The good news is that it's usually easier to exit a world that's different; just make sure you keep your lifestyle and friendships intact in the meantime. If the relationship was heavy on sexual experimentation, don't allow yourself to slip into feelings of regret. Focus on the positives, advises Regan. “For many women, casual relationships can serve as a reminder that they are still considered desirable by the opposite sex.”


5.The Holiday Romeo
“He literally carried me through these stone passageways in Venice, kissing me,” says Kim, 25. “I had just ended a relationship and worried about how it would be with someone new, but this sudden romance was the perfect antidote.” Holiday dating often gets a bad rap, evoking visions of sordid hook-ups at singles resorts, but it can be a positive experience. “There's often no-one who knows what you're usually like, so you can reinvent yourself,” says Regan.
The challenge...
This is a great time to expose a new side of your personality, but don't do something you'll later regret. As a barometer, ask yourself, “Is this fling something I'd be ashamed to tell my best friend about?”
Saying goodbye...
This relationship has a built-in time limit, but should you keep in touch with him after the fact? Regan says yes, if you're capable of keeping it casual and taking it slowly.

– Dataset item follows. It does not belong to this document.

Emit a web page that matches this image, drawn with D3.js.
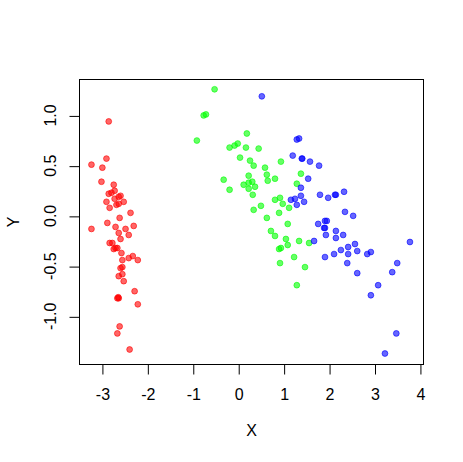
<!DOCTYPE html>
<html>
<head>
<meta charset="utf-8">
<script src="https://cdn.jsdelivr.net/npm/d3@7"></script>
<style>
  html, body { margin: 0; padding: 0; background: white; }
  text { font-family: "Liberation Sans", Arial, sans-serif; font-size: 16px; fill: black; }
</style>
</head>
<body>
<div id="chart"></div>
<script>
// values
const setosaX = [-2.85, -2.90, -3.23, -2.99, -3.01, -2.74, -2.72, -2.85, -2.79, -2.72,
  -2.59, -2.63, -2.90, -2.52, -2.68, -2.63, -2.83, -2.37, -2.61, -2.88,
  -2.70, -2.30, -3.23, -2.48, -2.63, -2.41, -2.59, -2.83, -2.77, -2.74,
  -2.70, -2.66, -2.57, -2.55, -2.41, -2.32, -2.21, -2.59, -2.55, -2.55,
  -2.63, -2.52, -2.28, -2.66, -2.63, -2.64, -2.21, -2.61, -2.66, -2.39];
const setosaY = [0.94, 0.57, 0.51, 0.48, 0.34, 0.31, 0.25, 0.22, 0.23, 0.17,
  0.20, 0.19, 0.14, 0.14, 0.11, 0.12, 0.08, 0.03, -0.02, -0.07,
  -0.11, -0.10, -0.13, -0.13, -0.17, -0.19, -0.23, -0.27, -0.27, -0.33,
  -0.32, -0.32, -0.37, -0.44, -0.42, -0.40, -0.44, -0.52, -0.51, -0.58,
  -0.60, -0.65, -0.75, -0.82, -0.82, -0.81, -0.88, -1.10, -1.17, -1.33];

const versicolorX = [-0.52, -0.76, -0.71, -0.91, 0.19, -0.19, -0.08, -0.01, 0.17, 0.45,
  0.04, 0.26, 0.34, 0.59, 0.94, 0.63, 0.23, 0.81, 0.65, -0.32,
  0.31, 0.23, 0.12, 0.37, -0.19, 0.23, 0.32, 0.34, 0.50, 0.63,
  0.81, 0.92, 0.98, 1.12, 0.90, 1.09, 0.72, 0.81, 1.05, 1.09,
  0.90, 0.94, 1.34, 1.56, 1.23, 0.92, 1.47, 1.29, 1.38, 1.29];
const versicolorY = [1.26, 1.00, 1.01, 0.75, 0.82, 0.68, 0.70, 0.72, 0.68, 0.67,
  0.58, 0.55, 0.50, 0.48, 0.54, 0.41, 0.40, 0.37, 0.35, 0.36,
  0.34, 0.33, 0.31, 0.29, 0.26, 0.27, 0.21, 0.06, 0.10, -0.02,
  0.16, 0.18, 0.12, 0.08, 0.03, -0.08, -0.15, -0.20, -0.23, -0.29,
  -0.33, -0.32, -0.25, -0.27, -0.41, -0.47, -0.51, -0.69, 0.42, 0.32];

const virginicaX = [0.52, 1.29, 1.34, 1.20, 1.40, 1.41, 1.58, 1.78, 1.54, 1.38,
  1.16, 1.25, 1.38, 1.29, 1.45, 1.67, 1.80, 1.98, 2.13, 2.15,
  2.33, 2.35, 2.53, 1.91, 1.95, 1.76, 1.89, 1.91, 2.15, 1.93,
  2.15, 2.31, 2.57, 2.42, 2.26, 2.62, 2.11, 2.42, 1.91, 2.40,
  2.62, 3.78, 2.84, 2.92, 3.50, 3.39, 3.08, 2.92, 3.48, 3.23];
const virginicaY = [1.19, 0.76, 0.77, 0.60, 0.57, 0.57, 0.54, 0.50, 0.37, 0.28,
  0.16, 0.17, 0.20, 0.11, 0.14, -0.25, 0.21, 0.18, 0.21, 0.21,
  0.24, 0.04, 0.00, -0.05, -0.05, -0.08, -0.12, -0.12, -0.15, -0.19,
  -0.22, -0.19, -0.28, -0.31, -0.34, -0.35, -0.38, -0.38, -0.41, -0.47,
  -0.57, -0.26, -0.38, -0.36, -0.47, -0.56, -0.69, -0.79, -1.17, -1.37];

const groups = ["setosa", "versicolor", "virginica"];
const groupColors = ["#FF0000", "#00FF00", "#0000FF"];
const xTicks = [-3, -2, -1, 0, 1, 2, 3, 4];
const yTicks = [-1.0, -0.5, 0.0, 0.5, 1.0];
const xTitle = "X";
const yTitle = "Y";

const width = 463;
const height = 462;
const line = 19.2; // one margin line in R at this pointsize
const margin = { top: 4.1 * line, right: 2.1 * line, bottom: 5.1 * line, left: 4.1 * line };

const points = [];
[[setosaX, setosaY], [versicolorX, versicolorY], [virginicaX, virginicaY]].forEach(function (xy, gi) {
  xy[0].forEach(function (v, i) {
    points.push({ group: groups[gi], x: v, y: xy[1][i] });
  });
});

// R style 4% padding on the data range
function padded(ext) {
  const d = (ext[1] - ext[0]) * 0.04;
  return [ext[0] - d, ext[1] + d];
}

const xScale = d3.scaleLinear()
  .domain(padded(d3.extent(points, d => d.x)))
  .range([margin.left, width - margin.right]);
const yScale = d3.scaleLinear()
  .domain(padded(d3.extent(points, d => d.y)))
  .range([height - margin.bottom, margin.top]);
const color = d3.scaleOrdinal().domain(groups).range(groupColors);

const svg = d3.select("#chart").append("svg")
  .attr("width", width)
  .attr("height", height);

const x0 = Math.round(margin.left) + 0.5;
const x1 = Math.round(width - margin.right) + 0.5;
const y0 = Math.round(margin.top) + 0.5;
const y1 = Math.round(height - margin.bottom) + 0.5;

// points
svg.append("g")
  .selectAll("circle")
  .data(points)
  .enter()
  .append("circle")
  .attr("cx", d => xScale(d.x))
  .attr("cy", d => yScale(d.y))
  .attr("r", 2.9)
  .attr("fill", d => color(d.group))
  .attr("fill-opacity", 0.6)
  .attr("stroke", d => color(d.group))
  .attr("stroke-opacity", 0.6)
  .attr("stroke-width", 1);

// box
svg.append("rect")
  .attr("x", x0)
  .attr("y", y0)
  .attr("width", x1 - x0)
  .attr("height", y1 - y0)
  .attr("fill", "none")
  .attr("stroke", "black")
  .attr("stroke-width", 1);

// x axis
const xAxis = d3.axisBottom(xScale)
  .tickValues(xTicks)
  .tickFormat(d => String(d))
  .tickSize(10)
  .tickPadding(14)
  .tickSizeOuter(0);
const gx = svg.append("g")
  .attr("transform", `translate(0.5, ${y1})`)
  .call(xAxis);
gx.select(".domain")
  .attr("d", `M${Math.round(xScale(xTicks[0]))},0H${Math.round(xScale(xTicks[xTicks.length - 1]))}`)
  .attr("stroke", "black");
gx.selectAll(".tick line").attr("stroke", "black");
gx.selectAll(".tick text")
  .attr("font-size", 16)
  .attr("font-family", "Liberation Sans, Arial, sans-serif")
  .attr("fill", "black")
  .attr("y", 0)
  .attr("dy", 0)
  .attr("transform", "translate(0, 35)");

// y axis
const yAxis = d3.axisLeft(yScale)
  .tickValues(yTicks)
  .tickSize(10)
  .tickSizeOuter(0);
const gy = svg.append("g")
  .attr("transform", `translate(${x0}, 0.5)`)
  .call(yAxis);
gy.select(".domain")
  .attr("d", `M0,${Math.round(yScale(yTicks[0]))}V${Math.round(yScale(yTicks[yTicks.length - 1]))}`)
  .attr("stroke", "black");
gy.selectAll(".tick line").attr("stroke", "black");
gy.selectAll(".tick text").remove();

// rotated y tick labels, like R's las = 0
svg.append("g")
  .selectAll("text")
  .data(yTicks)
  .enter()
  .append("text")
  .attr("transform", d => `translate(56, ${yScale(d)}) rotate(-90)`)
  .attr("text-anchor", "middle")
  .text(d => d.toFixed(1));

// axis titles
svg.append("text")
  .attr("x", (x0 + x1) / 2)
  .attr("y", 436)
  .attr("text-anchor", "middle")
  .text(xTitle);

svg.append("text")
  .attr("transform", `translate(18.5, ${(y0 + y1) / 2}) rotate(-90)`)
  .attr("text-anchor", "middle")
  .text(yTitle);
</script>
</body>
</html>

So what happens after you say goodbye? How can a women feel good about the dating daisy-chain? When I think back over my five months with Mr Older Rollerblader, I remember the things in our relationship that still enhance my life. Like the day I had a big job interview and he blasted the theme from Rocky and made me spar around the room with him, acting like my coach, yelling “Knock 'em dead!” as I headed off. Still would I want to marry a guy who referred to me as his “little grasshopper”? No way. But sometimes, the theme from Rocky starts playing in my head right before big meetings and interviews – and I just can't help but smile.